Sous la forme d’une exploration vagabonde, Un émoi sans frontières ressemble à une promenade géo-littéraire du Québec. Les textes, écrits entre 1982 et 2003, au Mont-Tremblant ou à l’Île-d’Orléans, entre Kanawake et Sainte-Agathe-des-Monts, en passant par Rimouski et Québec, portent presque tous des dédicaces à des acteurs du monde littéraire ou artistique d’ici : Gaston Miron, Pierre Morency, Pierre Perrault, Guy Cloutier ou René Derouin (dont quelques dessins illustrent le recueil), tous, on l’imagine, amis et complices de Temple.
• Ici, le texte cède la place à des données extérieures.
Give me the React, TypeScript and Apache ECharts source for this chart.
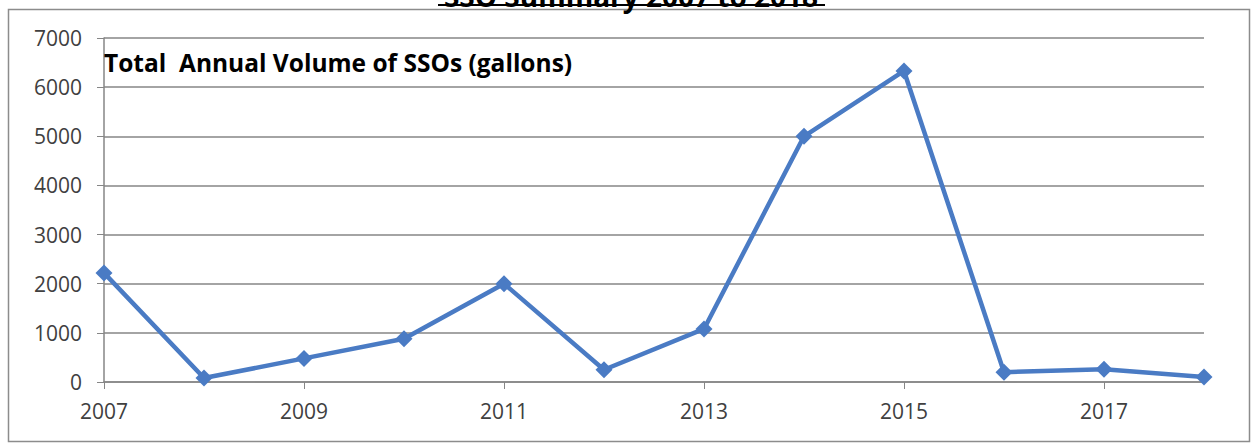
import React, { useEffect, useRef } from "react";
import * as echarts from "echarts";

const years = ["2007", "2008", "2009", "2010", "2011", "2012", "2013", "2014", "2015", "2016", "2017", "2018"];
const volumes = [2220, 80, 480, 880, 2000, 250, 1080, 5000, 6330, 200, 260, 100];
const yTicks = { min: 0, max: 7000, interval: 1000 };
const chartTitle = "SSO Summary 2007 to 2018";
const seriesLabel = "Total  Annual Volume of SSOs (gallons)";

export default function App() {
  const ref = useRef<HTMLDivElement>(null);
  useEffect(() => {
    if (!ref.current) return;
    const chart = echarts.init(ref.current, null, { renderer: "svg" });
    const axisText = { color: "#404040", fontSize: 21, fontFamily: "Open Sans, sans-serif" };
    chart.setOption({
      animation: false,
      backgroundColor: "#ffffff",
      grid: { left: 104, right: 49, top: 38, bottom: 63, containLabel: false },
      graphic: [
        {
          type: "rect",
          shape: { x: 8.5, y: 9.5, width: 1241, height: 432 },
          style: { fill: "none", stroke: "#8c8c8c", lineWidth: 1.5 },
          silent: true,
        },
        {
          type: "text",
          x: 631,
          y: 10,
          style: {
            text: chartTitle,
            fill: "#000",
            font: "bold 28px 'Open Sans', sans-serif",
            textAlign: "center",
            textVerticalAlign: "bottom",
          },
        },
        {
          type: "rect",
          shape: { x: 438, y: 4, width: 387, height: 2 },
          style: { fill: "#000" },
        },
        {
          type: "text",
          x: 104,
          y: 62,
          style: {
            text: seriesLabel,
            fill: "#000",
            font: "bold 24.5px 'Open Sans', sans-serif",
            textAlign: "left",
            textVerticalAlign: "middle",
          },
          z: 10,
        },
      ],
      xAxis: {
        type: "category",
        data: years,
        boundaryGap: false,
        axisLine: { lineStyle: { color: "#868686", width: 1.5 } },
        axisTick: { show: true, interval: 1, length: 7, lineStyle: { color: "#868686" } },
        axisLabel: { ...axisText, interval: 1, margin: 18 },
        splitLine: { show: false },
      },
      yAxis: {
        type: "value",
        min: yTicks.min,
        max: yTicks.max,
        interval: yTicks.interval,
        axisLine: { show: true, lineStyle: { color: "#868686", width: 1.5 } },
        axisTick: { show: true, length: 7, lineStyle: { color: "#868686" } },
        axisLabel: { ...axisText, margin: 22, formatter: (v: number) => String(v) },
        splitLine: { show: true, lineStyle: { color: "#868686", width: 1.5 } },
      },
      series: [
        {
          type: "line",
          data: volumes,
          symbol: "diamond",
          symbolSize: 17,
          lineStyle: { color: "#4a7bc4", width: 4.5 },
          itemStyle: { color: "#4a7bc4" },
          z: 5,
        },
      ],
    });
    return () => chart.dispose();
  }, []);
  return (
    <div
      ref={ref}
      style={{ position: "absolute", left: 0, top: 0, width: 1253, height: 445 }}
    />
  );
}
Le beau texte de Morency qui ouvre le recueil est d’ailleurs dédié à « [s]on ami Frédérique Jacques Temple / Dont la vive présence là-bas à Montpellier / Répand une clarté de poésie sur un monde / Qui plus que jamais en éprouve le manque ». Morency n’est d’ailleurs pas le seul à vouer respect et admiration à Temple : « Je sais / Depuis toujours il me semble / Que le nom de Temple chez plusieurs signifie : / Tendre colosse bourlingueur au naturel et encore / Passeur de textes d’une langue à l’autre / Traverseur d’océans de déserts de cultures / Gardien fraternel de tous ces mots-feux / Où viennent s’éclairer les chercheurs du pays perdu ».
Les textes de Frédérique Jacques Temple, profondément inspirés par la nature québécoise, ont été rédigés lentement comme « un hiver interminable » au cours duquel le poète « préparai[t] en secret les futures débâcles ». Tous les poèmes comportent des images souvent véhiculées par les Européens qui aiment parler de notre « pays espéré ». C’est ainsi que Temple peut, dans un texte dédicacé à Miron, écrire qu’il « harfange », qu’il « castore », qu’il « mirone », qu’il « érabilise », bref qu’il « québèque ». Le point de vue du poète nous permet de voir et revoir, de découvrir et redécouvrir le gigantisme et la diversité de l’espace que nous appelons notre pays. Au fond, peut-être faut-il venir de loin pour voir que « Le carouge / est un artaban / dans le vaste ciel mauve ».